= Stated task =
Copy exactly the lines from the beginning of the data down to and including the line holding "170 L706 195", without any pictures.
— START OF Information supplied —
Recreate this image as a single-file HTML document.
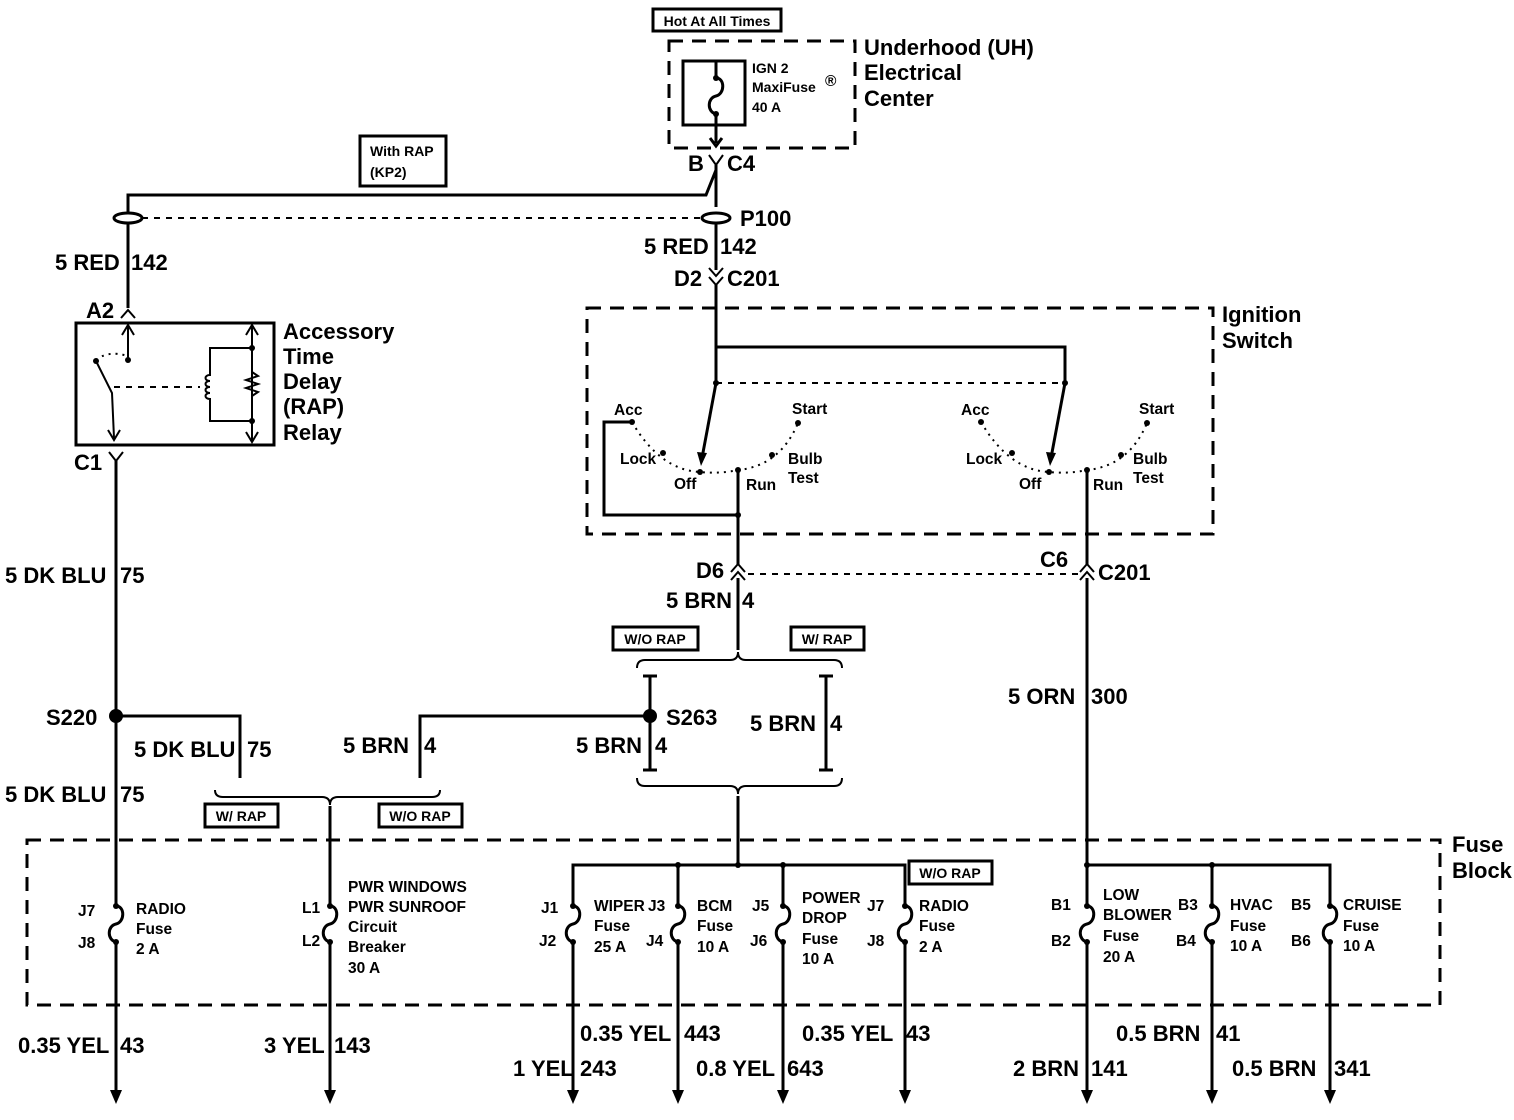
<!DOCTYPE html>
<html><head><meta charset="utf-8"><style>
html,body{margin:0;padding:0;background:#fff;}
svg{display:block;font-family:"Liberation Sans",Arial,sans-serif;font-weight:bold;}
.w{stroke:#000;stroke-width:3;fill:none;}
.t{stroke:#000;stroke-width:2;fill:none;}
.d{stroke:#000;stroke-width:3;fill:none;stroke-dasharray:14 9;}
.dd{stroke:#000;stroke-width:2;fill:none;stroke-dasharray:6 6;}
.dot{stroke:#000;stroke-width:2;fill:none;stroke-dasharray:2 5;}
.L{font-size:22px;}
.S{font-size:15.5px;}
.M{font-size:22px;font-weight:bold;}
</style></head><body>
<svg width="1514" height="1120" viewBox="0 0 1514 1120" xmlns="http://www.w3.org/2000/svg">

<!-- Hot at all times -->
<rect x="653" y="9" width="128" height="22" class="w"/>
<text x="717" y="26" class="S" text-anchor="middle" style="font-size:14px">Hot At All Times</text>
<!-- UH box -->
<rect x="669" y="41" width="186" height="107" class="d"/>
<rect x="683" y="61" width="62" height="64" class="w"/>
<path d="M716 61 V78 c9 0 9 16 0 18 c-9 2 -9 16 0 18 V143" class="w"/>
<circle cx="716" cy="78" r="3"/><circle cx="716" cy="114" r="3"/>
<path d="M710 138 L716 146 L722 138" class="w"/>
<text x="752" y="73" class="S" style="font-size:14px">IGN 2</text>
<text x="752" y="92" class="S" style="font-size:14px">MaxiFuse</text>
<text x="825" y="86" class="S">®</text>
<text x="752" y="112" class="S" style="font-size:14px">40 A</text>
<text x="864" y="55" class="M">Underhood (UH)</text>
<text x="864" y="80" class="M">Electrical</text>
<text x="864" y="106" class="M">Center</text>

<!-- C4 -->
<text x="688" y="171" class="L">B</text>
<path d="M709 155 L716 165 L723 155" class="t"/>
<text x="727" y="171" class="L">C4</text>
<path d="M716 165 V207" class="w"/>
<path d="M716 170 L706 195 H128 V212" class="w"/>

<!-- With RAP -->
<rect x="360" y="136" width="86" height="50" class="w"/>
<text x="370" y="156" class="S" style="font-size:14px">With RAP</text>
<text x="370" y="177" class="S" style="font-size:14px">(KP2)</text>

<!-- splices P100 -->
<ellipse cx="128" cy="218" rx="14" ry="5" class="w"/>
<ellipse cx="716" cy="218" rx="14" ry="5" class="w"/>
<path d="M142 218 H700" class="dd"/>
<text x="740" y="226" class="L">P100</text>
<path d="M128 224 V308" class="w"/>
<path d="M716 224 V270" class="w"/>
<text x="55" y="270" class="L">5 RED</text><text x="131" y="270" class="L">142</text>
<text x="644" y="254" class="L">5 RED</text><text x="720" y="254" class="L">142</text>

<!-- D2 C201 -->
<text x="674" y="286" class="L">D2</text>
<path d="M709 268 L716 276 L723 268 M709 277 L716 285 L723 277" class="t"/>
<text x="727" y="286" class="L">C201</text>
<path d="M716 285 V383 M716 347 H1065 V383" class="w"/>

<!-- Ignition switch -->
<rect x="587" y="308" width="626" height="226" class="d"/>
<text x="1222" y="322" class="M">Ignition</text>
<text x="1222" y="348" class="M">Switch</text>
<path d="M716 383 H1065" class="dd"/>
<g>
<circle cx="716" cy="383" r="3"/>
<path d="M716 383 L702 458" class="w"/>
<path d="M697 452 L701 466 L707 453 Z" fill="#000"/>
<path d="M632 422 Q660 470 700 472 Q720 474 738 470 Q780 466 798 423" class="dot"/>
<circle cx="632" cy="422" r="3"/><circle cx="663" cy="453" r="3"/><circle cx="700" cy="472" r="3"/><circle cx="738" cy="470" r="3"/><circle cx="772" cy="455" r="3"/><circle cx="798" cy="423" r="3"/>
</g>
<text x="614" y="415" class="S">Acc</text>
<text x="620" y="464" class="S">Lock</text>
<text x="674" y="489" class="S">Off</text>
<text x="746" y="490" class="S">Run</text>
<text x="788" y="464" class="S">Bulb</text>
<text x="788" y="483" class="S">Test</text>
<text x="792" y="414" class="S">Start</text>
<path d="M632 422 H604 V515 H738 M738 470 V565" class="w"/>
<circle cx="738" cy="515" r="3"/>
<g transform="translate(349,0)">
<circle cx="716" cy="383" r="3"/>
<path d="M716 383 L702 458" class="w"/>
<path d="M697 452 L701 466 L707 453 Z" fill="#000"/>
<path d="M632 422 Q660 470 700 472 Q720 474 738 470 Q780 466 798 423" class="dot"/>
<circle cx="632" cy="422" r="3"/><circle cx="663" cy="453" r="3"/><circle cx="700" cy="472" r="3"/><circle cx="738" cy="470" r="3"/><circle cx="772" cy="455" r="3"/><circle cx="798" cy="423" r="3"/>
<text x="612" y="415" class="S">Acc</text>
<text x="617" y="464" class="S">Lock</text>
<text x="670" y="489" class="S">Off</text>
<text x="744" y="490" class="S">Run</text>
<text x="784" y="464" class="S">Bulb</text>
<text x="784" y="483" class="S">Test</text>
<text x="790" y="414" class="S">Start</text>
</g>
<path d="M1087 470 V565" class="w"/>

<!-- D6 / C6 -->
<text x="696" y="578" class="L">D6</text>
<path d="M731 572 L738 564 L745 572 M731 580 L738 572 L745 580" class="t"/>
<path d="M748 574 H1078" class="dd"/>
<text x="1040" y="567" class="L">C6</text>
<path d="M1080 572 L1087 564 L1094 572 M1080 580 L1087 572 L1094 580" class="t"/>
<text x="1098" y="580" class="L">C201</text>
<text x="666" y="608" class="L">5 BRN</text><text x="742" y="608" class="L">4</text>
<path d="M738 578 V650" class="w"/>
<path d="M1087 578 V860" class="w"/>
<text x="1008" y="704" class="L">5 ORN</text><text x="1091" y="704" class="L">300</text>

<rect x="613" y="627" width="85" height="23" class="w"/>
<text x="655" y="644" class="S" text-anchor="middle" style="font-size:14px">W/O RAP</text>
<rect x="791" y="627" width="73" height="23" class="w"/>
<text x="827" y="644" class="S" text-anchor="middle" style="font-size:14px">W/ RAP</text>

<!-- braces -->
<path d="M637 668 Q637 660 645 660 H730 Q738 660 738 652 Q738 660 746 660 H834 Q842 660 842 668" class="t"/>
<path d="M637 778 Q637 786 645 786 H730 Q738 786 738 794 Q738 786 746 786 H834 Q842 786 842 778" class="t"/>
<path d="M738 796 V865" class="w"/>
<path d="M643 676 H657 M650 676 V770 M643 770 H657" class="w"/>
<path d="M819 676 H833 M826 676 V770 M819 770 H833" class="w"/>
<circle cx="650" cy="716" r="7"/>
<text x="666" y="725" class="L">S263</text>
<text x="576" y="753" class="L">5 BRN</text><text x="655" y="753" class="L">4</text>
<text x="750" y="731" class="L">5 BRN</text><text x="830" y="731" class="L">4</text>
<path d="M650 716 H420 V778" class="w"/>
<text x="343" y="753" class="L">5 BRN</text><text x="424" y="753" class="L">4</text>

<!-- RAP relay -->
<text x="86" y="318" class="L">A2</text>
<path d="M121 318 L128 310 L135 318" class="t"/>
<rect x="76" y="323" width="198" height="122" class="w"/>
<path d="M128 325 V360 M122 335 L128 325 L134 335" class="t"/>
<circle cx="128" cy="360" r="3"/>
<path d="M96 360 Q108 350 128 356" class="dot"/>
<circle cx="96" cy="361" r="3"/>
<path d="M96 361 L112 393 L114 438 M108 430 L114 440 L120 430" class="t"/>
<path d="M114 387 H200" class="dd"/>
<path d="M252 325 V442 M246 335 L252 325 L258 335 M246 432 L252 442 L258 432" class="t"/>
<path d="M252 348 H210 V375 c-6 0 -6 6 0 6 c-6 0 -6 6 0 6 c-6 0 -6 6 0 6 c-6 0 -6 6 0 6 V421 H252" class="t"/>
<path d="M252 372 l6 4 l-12 4 l12 4 l-12 4 l12 4 l-6 4" class="t"/>
<circle cx="252" cy="348" r="3"/><circle cx="252" cy="421" r="3"/>
<text x="283" y="339" class="M">Accessory</text>
<text x="283" y="364" class="M">Time</text>
<text x="283" y="389" class="M">Delay</text>
<text x="283" y="414" class="M">(RAP)</text>
<text x="283" y="440" class="M">Relay</text>
<text x="74" y="470" class="L">C1</text>
<path d="M109 452 L116 461 L123 452" class="t"/>
<path d="M116 461 V1090" class="w"/>
<text x="5" y="583" class="L">5 DK BLU</text><text x="120" y="583" class="L">75</text>
<circle cx="116" cy="716" r="7"/>
<text x="46" y="725" class="L">S220</text>
<path d="M116 716 H240 V778" class="w"/>
<text x="134" y="757" class="L">5 DK BLU</text><text x="247" y="757" class="L">75</text>
<text x="5" y="802" class="L">5 DK BLU</text><text x="120" y="802" class="L">75</text>
<path d="M215 790 Q215 797 223 797 H322 Q330 797 330 805 Q330 797 338 797 H432 Q440 797 440 790" class="t"/>
<path d="M330 806 V1090" class="w"/>
<rect x="205" y="804" width="73" height="23" class="w"/>
<text x="241" y="821" class="S" text-anchor="middle" style="font-size:14px">W/ RAP</text>
<rect x="379" y="804" width="83" height="23" class="w"/>
<text x="420" y="821" class="S" text-anchor="middle" style="font-size:14px">W/O RAP</text>

<!-- Fuse block -->
<rect x="27" y="840" width="1413" height="165" class="d"/>
<text x="1452" y="852" class="M">Fuse</text>
<text x="1452" y="878" class="M">Block</text>
<path d="M573 1090 V865 H905 V1090 M678 865 V1090 M783 865 V1090" class="w"/>
<path d="M1087 860 V1090 M1087 865 H1330 V1090 M1212 865 V1090" class="w"/>
<circle cx="738" cy="865" r="3"/><circle cx="678" cy="865" r="3"/><circle cx="783" cy="865" r="3"/>
<circle cx="1087" cy="865" r="3"/><circle cx="1212" cy="865" r="3"/>
<rect x="909" y="861" width="83" height="23" class="w"/>
<text x="950" y="878" class="S" text-anchor="middle" style="font-size:14px">W/O RAP</text>

<g fill="#fff">
<rect x="108" y="904" width="18" height="40"/><rect x="322" y="904" width="18" height="40"/>
<rect x="565" y="904" width="18" height="40"/><rect x="670" y="904" width="18" height="40"/>
<rect x="775" y="904" width="18" height="40"/><rect x="897" y="904" width="18" height="40"/>
<rect x="1079" y="904" width="18" height="40"/><rect x="1204" y="904" width="18" height="40"/><rect x="1322" y="904" width="18" height="40"/>
</g>
<g class="w">
<path d="M116 906 c9 0 9 16 0 18 c-9 2 -9 16 0 18"/>
<path d="M330 906 c9 0 9 16 0 18 c-9 2 -9 16 0 18"/>
<path d="M573 906 c9 0 9 16 0 18 c-9 2 -9 16 0 18"/>
<path d="M678 906 c9 0 9 16 0 18 c-9 2 -9 16 0 18"/>
<path d="M783 906 c9 0 9 16 0 18 c-9 2 -9 16 0 18"/>
<path d="M905 906 c9 0 9 16 0 18 c-9 2 -9 16 0 18"/>
<path d="M1087 906 c9 0 9 16 0 18 c-9 2 -9 16 0 18"/>
<path d="M1212 906 c9 0 9 16 0 18 c-9 2 -9 16 0 18"/>
<path d="M1330 906 c9 0 9 16 0 18 c-9 2 -9 16 0 18"/>
</g>
<g>
<circle cx="116" cy="906" r="3"/><circle cx="116" cy="942" r="3"/>
<circle cx="330" cy="906" r="3"/><circle cx="330" cy="942" r="3"/>
<circle cx="573" cy="906" r="3"/><circle cx="573" cy="942" r="3"/>
<circle cx="678" cy="906" r="3"/><circle cx="678" cy="942" r="3"/>
<circle cx="783" cy="906" r="3"/><circle cx="783" cy="942" r="3"/>
<circle cx="905" cy="906" r="3"/><circle cx="905" cy="942" r="3"/>
<circle cx="1087" cy="906" r="3"/><circle cx="1087" cy="942" r="3"/>
<circle cx="1212" cy="906" r="3"/><circle cx="1212" cy="942" r="3"/>
<circle cx="1330" cy="906" r="3"/><circle cx="1330" cy="942" r="3"/>
</g>
<g class="S">
<text x="78" y="916">J7</text><text x="78" y="948">J8</text>
<text x="136" y="914">RADIO</text><text x="136" y="934">Fuse</text><text x="136" y="954">2 A</text>
<text x="302" y="913">L1</text><text x="302" y="946">L2</text>
<text x="348" y="892">PWR WINDOWS</text><text x="348" y="912">PWR SUNROOF</text><text x="348" y="932">Circuit</text><text x="348" y="952">Breaker</text><text x="348" y="973">30 A</text>
<text x="541" y="913">J1</text><text x="539" y="946">J2</text>
<text x="594" y="911">WIPER</text><text x="594" y="931">Fuse</text><text x="594" y="952">25 A</text>
<text x="648" y="911">J3</text><text x="646" y="946">J4</text>
<text x="697" y="911">BCM</text><text x="697" y="931">Fuse</text><text x="697" y="952">10 A</text>
<text x="752" y="911">J5</text><text x="750" y="946">J6</text>
<text x="802" y="903">POWER</text><text x="802" y="923">DROP</text><text x="802" y="944">Fuse</text><text x="802" y="964">10 A</text>
<text x="867" y="911">J7</text><text x="867" y="946">J8</text>
<text x="919" y="911">RADIO</text><text x="919" y="931">Fuse</text><text x="919" y="952">2 A</text>
<text x="1051" y="910">B1</text><text x="1051" y="946">B2</text>
<text x="1103" y="900">LOW</text><text x="1103" y="920">BLOWER</text><text x="1103" y="941">Fuse</text><text x="1103" y="962">20 A</text>
<text x="1178" y="910">B3</text><text x="1176" y="946">B4</text>
<text x="1230" y="910">HVAC</text><text x="1230" y="931">Fuse</text><text x="1230" y="951">10 A</text>
<text x="1291" y="910">B5</text><text x="1291" y="946">B6</text>
<text x="1343" y="910">CRUISE</text><text x="1343" y="931">Fuse</text><text x="1343" y="951">10 A</text>
</g>

<g fill="#000">
<path d="M110 1090 L116 1104 L122 1090 Z"/><path d="M324 1090 L330 1104 L336 1090 Z"/>
<path d="M567 1090 L573 1104 L579 1090 Z"/><path d="M672 1090 L678 1104 L684 1090 Z"/>
<path d="M777 1090 L783 1104 L789 1090 Z"/><path d="M899 1090 L905 1104 L911 1090 Z"/>
<path d="M1081 1090 L1087 1104 L1093 1090 Z"/><path d="M1206 1090 L1212 1104 L1218 1090 Z"/>
<path d="M1324 1090 L1330 1104 L1336 1090 Z"/>
</g>
<g class="L">
<text x="18" y="1053">0.35 YEL</text><text x="120" y="1053">43</text>
<text x="264" y="1053">3 YEL</text><text x="334" y="1053">143</text>
<text x="580" y="1041">0.35 YEL</text><text x="684" y="1041">443</text>
<text x="802" y="1041">0.35 YEL</text><text x="906" y="1041">43</text>
<text x="513" y="1076">1 YEL</text><text x="580" y="1076">243</text>
<text x="696" y="1076">0.8 YEL</text><text x="787" y="1076">643</text>
<text x="1116" y="1041">0.5 BRN</text><text x="1216" y="1041">41</text>
<text x="1013" y="1076">2 BRN</text><text x="1091" y="1076">141</text>
<text x="1232" y="1076">0.5 BRN</text><text x="1334" y="1076">341</text>
</g>
</svg>
</body></html>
— END OF Information supplied —
= Task response =
Recreate this image as a single-file HTML document.
<!DOCTYPE html>
<html><head><meta charset="utf-8"><style>
html,body{margin:0;padding:0;background:#fff;}
svg{display:block;font-family:"Liberation Sans",Arial,sans-serif;font-weight:bold;}
.w{stroke:#000;stroke-width:3;fill:none;}
.t{stroke:#000;stroke-width:2;fill:none;}
.d{stroke:#000;stroke-width:3;fill:none;stroke-dasharray:14 9;}
.dd{stroke:#000;stroke-width:2;fill:none;stroke-dasharray:6 6;}
.dot{stroke:#000;stroke-width:2;fill:none;stroke-dasharray:2 5;}
.L{font-size:22px;}
.S{font-size:15.5px;}
.M{font-size:22px;font-weight:bold;}
</style></head><body>
<svg width="1514" height="1120" viewBox="0 0 1514 1120" xmlns="http://www.w3.org/2000/svg">

<!-- Hot at all times -->
<rect x="653" y="9" width="128" height="22" class="w"/>
<text x="717" y="26" class="S" text-anchor="middle" style="font-size:14px">Hot At All Times</text>
<!-- UH box -->
<rect x="669" y="41" width="186" height="107" class="d"/>
<rect x="683" y="61" width="62" height="64" class="w"/>
<path d="M716 61 V78 c9 0 9 16 0 18 c-9 2 -9 16 0 18 V143" class="w"/>
<circle cx="716" cy="78" r="3"/><circle cx="716" cy="114" r="3"/>
<path d="M710 138 L716 146 L722 138" class="w"/>
<text x="752" y="73" class="S" style="font-size:14px">IGN 2</text>
<text x="752" y="92" class="S" style="font-size:14px">MaxiFuse</text>
<text x="825" y="86" class="S">®</text>
<text x="752" y="112" class="S" style="font-size:14px">40 A</text>
<text x="864" y="55" class="M">Underhood (UH)</text>
<text x="864" y="80" class="M">Electrical</text>
<text x="864" y="106" class="M">Center</text>

<!-- C4 -->
<text x="688" y="171" class="L">B</text>
<path d="M709 155 L716 165 L723 155" class="t"/>
<text x="727" y="171" class="L">C4</text>
<path d="M716 165 V207" class="w"/>
<path d="M716 170 L706 195 H128 V212" class="w"/>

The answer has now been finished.